Walmart CCPA Case Kicked for Good by Federal Judge, Case Reaffirms Mere Misappropriation of PI Does Not Establish Compensable Damages
Monday, August 2, 2021

Last week a federal judge dismissed a putative class action alleging that Walmart’s purportedly deficient security practices compromised customers’ personal data in violation of the California Consumer Privacy Act (“CCPA”).  This was on the basis that Plaintiff did not credibly allege that the purported disclosure of personal information occurred after the law went into effect last year, among other reasons.

Readers of CPW are well-versed with the background of this case.  Back in July 2020, Plaintiff filed a class action complaint against Walmart alleging that Walmart suffered a data breach which was never disclosed.  As evidence of the breach, Plaintiff presented claims that the personal information associated with his Walmart account had been discovered on the dark web for sale and presented the results of security scans performed on Walmart’s website, which allegedly showed certain vulnerabilities.  In other words, Plaintiff filed suit on the supposition that Walmart’s systems had been breached, which Walmart denies.  Plaintiff’s complaint included a claim under the California Consumer Privacy Act (“CCPA”), in addition to other California privacy and consumer protection statutes.

However, as with all things, the details matter.  In order for Plaintiff to prevail at this stage in the pleadings, the court had to find that the complaint sufficiently alleged a violation of the CCPA, which went into effect on January 1, 2020.  This meant the data incident at issue had to have happened on or after this date.  However, the original complaint filed in this alleged that found his personal data up for sale on the dark web in 2019.  And when Walmart point out this pleading shortcoming in its motion as a basis for dismissal, Plaintiff filed opposition papers declaring that the actual date was 2020 and Wacategorizing the discrepancy as a “scrivener’s error.”

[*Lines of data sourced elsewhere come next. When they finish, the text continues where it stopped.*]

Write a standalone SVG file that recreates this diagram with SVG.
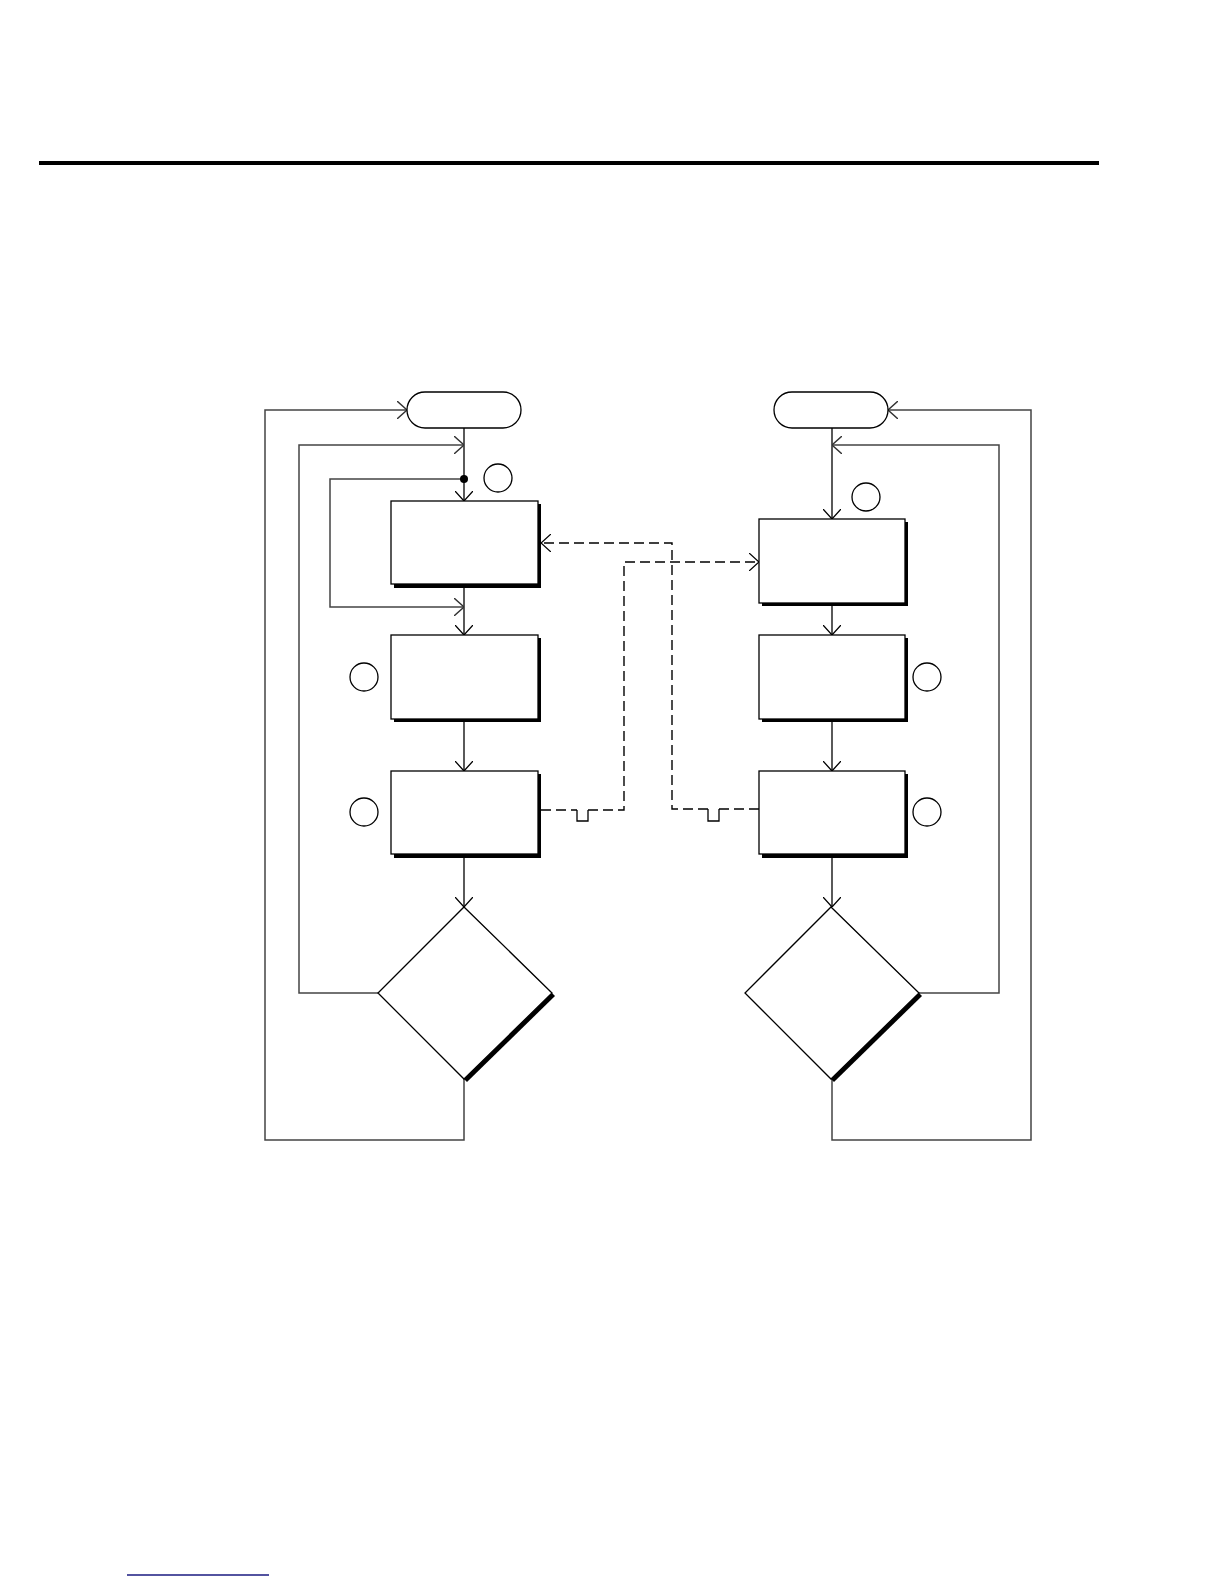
<svg xmlns="http://www.w3.org/2000/svg" width="1224" height="1584" viewBox="0 0 1224 1584">
<defs>
<marker id="arr" viewBox="0 0 10 18" refX="10" refY="9" markerWidth="10" markerHeight="18" markerUnits="userSpaceOnUse" orient="auto">
<path d="M0,0 L10,9 L0,18" fill="none" stroke="#000" stroke-width="1.3"/>
</marker>
<marker id="arrg" viewBox="0 0 10 18" refX="10" refY="9" markerWidth="10" markerHeight="18" markerUnits="userSpaceOnUse" orient="auto">
<path d="M0,0 L10,9 L0,18" fill="none" stroke="#333" stroke-width="1.4"/>
</marker>
</defs>
<style>
.box{fill:#fff;stroke:#000;stroke-width:1.3}
.shadow{fill:#000}
.term{fill:#fff;stroke:#000;stroke-width:1.3}
.circ{fill:#fff;stroke:#000;stroke-width:1.3}
.flow{fill:none;stroke:#000;stroke-width:1.3}
.loop{fill:none;stroke:#444;stroke-width:1.5}
.dash{fill:none;stroke:#000;stroke-width:1.4;stroke-dasharray:10,5}
.notch{fill:none;stroke:#000;stroke-width:1.3}
</style>
<rect x="39" y="161" width="1060" height="4" fill="#000"/>
<line x1="127" y1="1575" x2="269" y2="1575" stroke="#1a1a80" stroke-width="1.5"/>

<g id="connectors">
<!-- left main flow -->
<path class="flow" d="M464,428 L464,501" marker-end="url(#arr)"/>
<path class="flow" d="M464,584 L464,635" marker-end="url(#arr)"/>
<path class="flow" d="M464,719 L464,771" marker-end="url(#arr)"/>
<path class="flow" d="M464,854 L464,907" marker-end="url(#arr)"/>
<!-- left loops -->
<path class="loop" d="M464,479 L330,479 L330,607 L464,607" marker-end="url(#arrg)"/>
<path class="loop" d="M378,993 L299,993 L299,445 L464,445" marker-end="url(#arrg)"/>
<path class="loop" d="M464,1079 L464,1140 L265,1140 L265,410 L407,410" marker-end="url(#arrg)"/>
<circle cx="464" cy="479" r="4" fill="#000"/>
<!-- right main flow -->
<path class="flow" d="M832,428 L832,519" marker-end="url(#arr)"/>
<path class="flow" d="M832,603 L832,635" marker-end="url(#arr)"/>
<path class="flow" d="M832,719 L832,771" marker-end="url(#arr)"/>
<path class="flow" d="M832,854 L832,907" marker-end="url(#arr)"/>
<!-- right loops -->
<path class="loop" d="M919,993 L999,993 L999,445 L832,445" marker-end="url(#arrg)"/>
<path class="loop" d="M832,1079 L832,1140 L1031,1140 L1031,410 L888,410" marker-end="url(#arrg)"/>
<!-- dashed cross links -->
<path class="dash" d="M759,809 L719,809"/>
<path class="notch" d="M719,809 L719,821 L708,821 L708,809"/>
<path class="dash" d="M708,809 L672,809 L672,543 L541,543" marker-end="url(#arr)"/>
<path class="dash" d="M541,810 L577,810"/>
<path class="notch" d="M577,810 L577,821 L588,821 L588,810"/>
<path class="dash" d="M588,810 L624,810 L624,562 L759,562" marker-end="url(#arr)"/>
</g>

<g id="start-left">
<rect class="term" x="407" y="392" width="114" height="36" rx="18" ry="18"/>
</g>
<g id="start-right">
<rect class="term" x="774" y="392" width="114" height="36" rx="18" ry="18"/>
</g>

<g id="box-l1">
<rect class="shadow" x="394" y="504" width="147" height="84"/>
<rect class="box" x="391" y="501" width="147" height="83"/>
</g>
<g id="box-l2">
<rect class="shadow" x="394" y="638" width="147" height="84"/>
<rect class="box" x="391" y="635" width="147" height="84"/>
</g>
<g id="box-l3">
<rect class="shadow" x="394" y="774" width="147" height="84"/>
<rect class="box" x="391" y="771" width="147" height="83"/>
</g>
<g id="box-r1">
<rect class="shadow" x="762" y="522" width="146" height="84"/>
<rect class="box" x="759" y="519" width="146" height="84"/>
</g>
<g id="box-r2">
<rect class="shadow" x="762" y="638" width="146" height="84"/>
<rect class="box" x="759" y="635" width="146" height="84"/>
</g>
<g id="box-r3">
<rect class="shadow" x="762" y="774" width="146" height="84"/>
<rect class="box" x="759" y="771" width="146" height="83"/>
</g>

<g id="decision-left">
<polygon class="shadow" points="467,910 555,996 467,1082 381,996"/>
<polygon class="box" points="464,907 552,993 464,1079 378,993"/>
</g>
<g id="decision-right">
<polygon class="shadow" points="834,910 922,996 834,1082 748,996"/>
<polygon class="box" points="831,907 919,993 831,1079 745,993"/>
</g>

<g id="markers">
<circle class="circ" cx="498" cy="478" r="14"/>
<circle class="circ" cx="866" cy="497" r="14"/>
<circle class="circ" cx="364" cy="677" r="14"/>
<circle class="circ" cx="364" cy="812" r="14"/>
<circle class="circ" cx="927" cy="677" r="14"/>
<circle class="circ" cx="927" cy="812" r="14"/>
</g>
</svg>
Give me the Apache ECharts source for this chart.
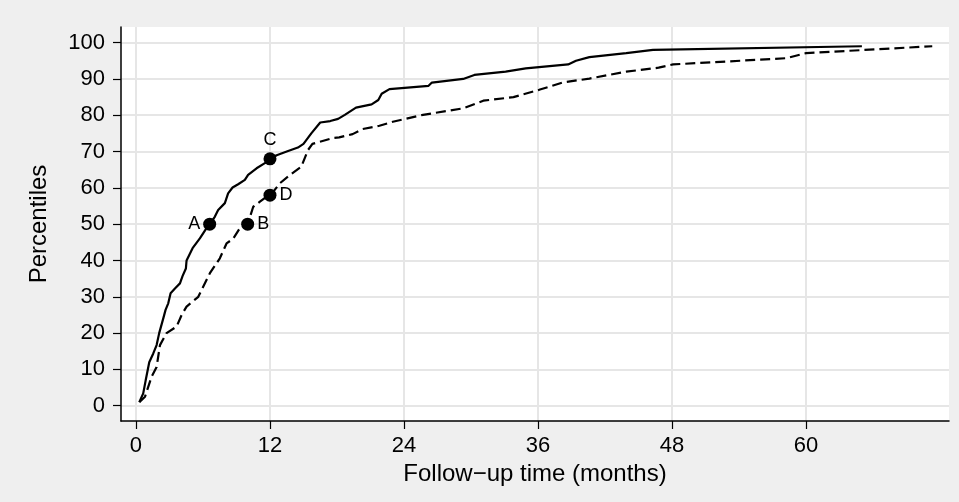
<!DOCTYPE html>
<html>
<head>
<meta charset="utf-8">
<script src="https://cdn.jsdelivr.net/npm/echarts@6/dist/echarts.min.js"></script>
<style>
html,body{margin:0;padding:0;background:#efefef;}
#chart{width:959px;height:502px;}
</style>
</head>
<body>
<div id="chart"></div>
<script>
// Solid curve: follow-up time (months) vs percentile
const solidTime = [0.3,0.65,0.87,1.19,1.55,1.85,2.08,2.44,2.65,2.89,3.1,3.49,3.94,4.17,4.47,4.53,5.07,5.72,6.32,6.62,7.07,7.36,7.96,8.25,8.65,9.15,9.75,10.04,10.8,11.54,12.05,12.6,13.5,14.5,15.0,15.7,16.5,17.4,18.1,18.7,19.7,21.1,21.7,22.0,22.7,26.2,26.5,29.3,30.3,33.1,34.9,38.7,39.4,40.6,43.9,46.3,65.0];
const solidPct  = [1,3.4,7,12,14.4,16.7,20,24,26.4,28.2,31,32.3,33.7,35.7,37.8,40,43.4,46.1,48.9,50,52.1,53.9,55.8,58.5,60.1,61,62.2,63.6,65.4,66.8,68,69,70,71.1,72.1,75,78,78.4,79,80.1,82.1,83,84.2,85.9,87.2,88.1,89,90,91.1,92,92.9,94,95,96,97.1,98,99];
// Dashed curve
const dashedTime = [0.3,0.81,1.4,1.85,2.15,2.74,3.64,4.09,4.53,5.58,6.62,7.51,8.11,8.7,9.3,10.0,10.5,11.1,11.7,12.05,12.9,13.8,14.8,15.4,15.8,17.6,18.2,19.4,20.3,21.8,23.0,25.7,29.3,31.1,33.8,36.1,38.2,40.6,43.9,46.8,48.1,58.2,60.0,71.3];
const dashedPct  = [1,2.5,8,10.7,16.7,20,21.8,25,27.3,30,36.5,40.6,44.7,46,48.9,50,54.8,56.2,57.6,58,61.3,63.6,65.8,70.4,72.1,73.7,73.9,74.8,76.2,77.1,78.2,80.1,81.9,84,85,87,89,90.1,92,93.1,94,95.7,97.1,99];
// Marked points
const pointNames = ['A','B','C','D'];
const pointTime  = [6.6,10,12,12];
const pointPct   = [50,50,68,58];
const pointLabelPos = ['left','right','top','right'];
// Tick labels
const xTicks = [0,12,24,36,48,60];
const yTicks = [0,10,20,30,40,50,60,70,80,90,100];

const zip = (a,b) => a.map((v,i)=>[v,b[i]]);
const FONT = 'Liberation Sans, Arial, sans-serif';

const chart = echarts.init(document.getElementById('chart'));
chart.setOption({
  backgroundColor: '#efefef',
  animation: false,
  grid: {left:121, right:10, top:27, bottom:81, show:true, backgroundColor:'#ffffff', borderWidth:0},
  xAxis: {
    type:'value', min:-1.34, max:72.8,
    name:'Follow\u2212up time (months)', nameLocation:'middle', nameGap:36,
    nameTextStyle:{fontFamily:FONT, fontSize:24, color:'#000'},
    axisLine:{show:true, onZero:false, lineStyle:{color:'#000', width:1.5}},
    axisTick:{show:true, inside:false, length:8, customValues:xTicks, lineStyle:{color:'#000', width:1.2}},
    axisLabel:{show:true, margin:14, customValues:xTicks, fontFamily:FONT, fontSize:22, color:'#000'},
    splitLine:{show:true, lineStyle:{color:'#e6e6e6', width:2}}
  },
  yAxis: {
    type:'value', min:-4.2, max:104.3,
    name:'Percentiles', nameLocation:'middle', nameGap:70,
    nameTextStyle:{fontFamily:FONT, fontSize:24, color:'#000'},
    axisLine:{show:true, onZero:false, lineStyle:{color:'#000', width:1.5}},
    axisTick:{show:true, inside:false, length:8, customValues:yTicks, lineStyle:{color:'#000', width:1.2}},
    axisLabel:{show:true, margin:16, customValues:yTicks, fontFamily:FONT, fontSize:22, color:'#000'},
    splitLine:{show:true, lineStyle:{color:'#e6e6e6', width:2}}
  },
  series: [
    {type:'line', data:zip(solidTime, solidPct), showSymbol:false, symbol:'none',
     lineStyle:{color:'#000', width:2.2, type:'solid'}, z:3},
    {type:'line', data:zip(dashedTime, dashedPct), showSymbol:false, symbol:'none',
     lineStyle:{color:'#000', width:2.2, type:[10,5]}, z:3},
    {type:'scatter', symbol:'circle', symbolSize:13, z:5,
     itemStyle:{color:'#000', opacity:1},
     data: pointNames.map((n,i)=>({name:n, value:[pointTime[i], pointPct[i]],
       label:{show:true, position:pointLabelPos[i], formatter:n, distance:3,
              fontFamily:FONT, fontSize:18, color:'#000'}}))}
  ]
});
</script>
</body>
</html>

Assessing the pleadings and the parties’ briefing, the court ruled last Wednesday that the different date now claimed by Plaintiff was not credibly “the result of a typo or misunderstanding.”  Nor was additional amendment of the pleadings a viable option for Plaintiff to state a cognizable CCPA claim.  This is because federal courts (including ones within the Ninth Circuit, where this case was pending) have held that an amended complaint may only allege other facts consistent with the challenged pleading.  Here by contrast, “[w]ere Plaintiff to amend his complaint to allege that the violation occurred on or after January 1, 2020, it would directly contradict the allegation in the FAC that he discovered his PII for sale in 2019.”

Plaintiff’s other claims were also subject to dismissal.   The court acknowledged that under limited circumstances, courts within the Ninth Circuit have found that “[d]iminution of value of personal information can be a viable damages theory.”  Pruchnicki v. Envision Healthcare Corp., No. 20-15460, 2021 U.S. App. LEXIS 11699 (9th Cir. Apr. 21, 2021).  However, in order to prevail on such a theory, “a plaintiff must establish the existence of a market for the personal information and an impairment of the ability to participate in that market.”  The “mere misappropriation of personal information’ does not establish compensable damages.”  (emphasis added).  Instead, a plaintiff must allege that his “personal information actually lost value.”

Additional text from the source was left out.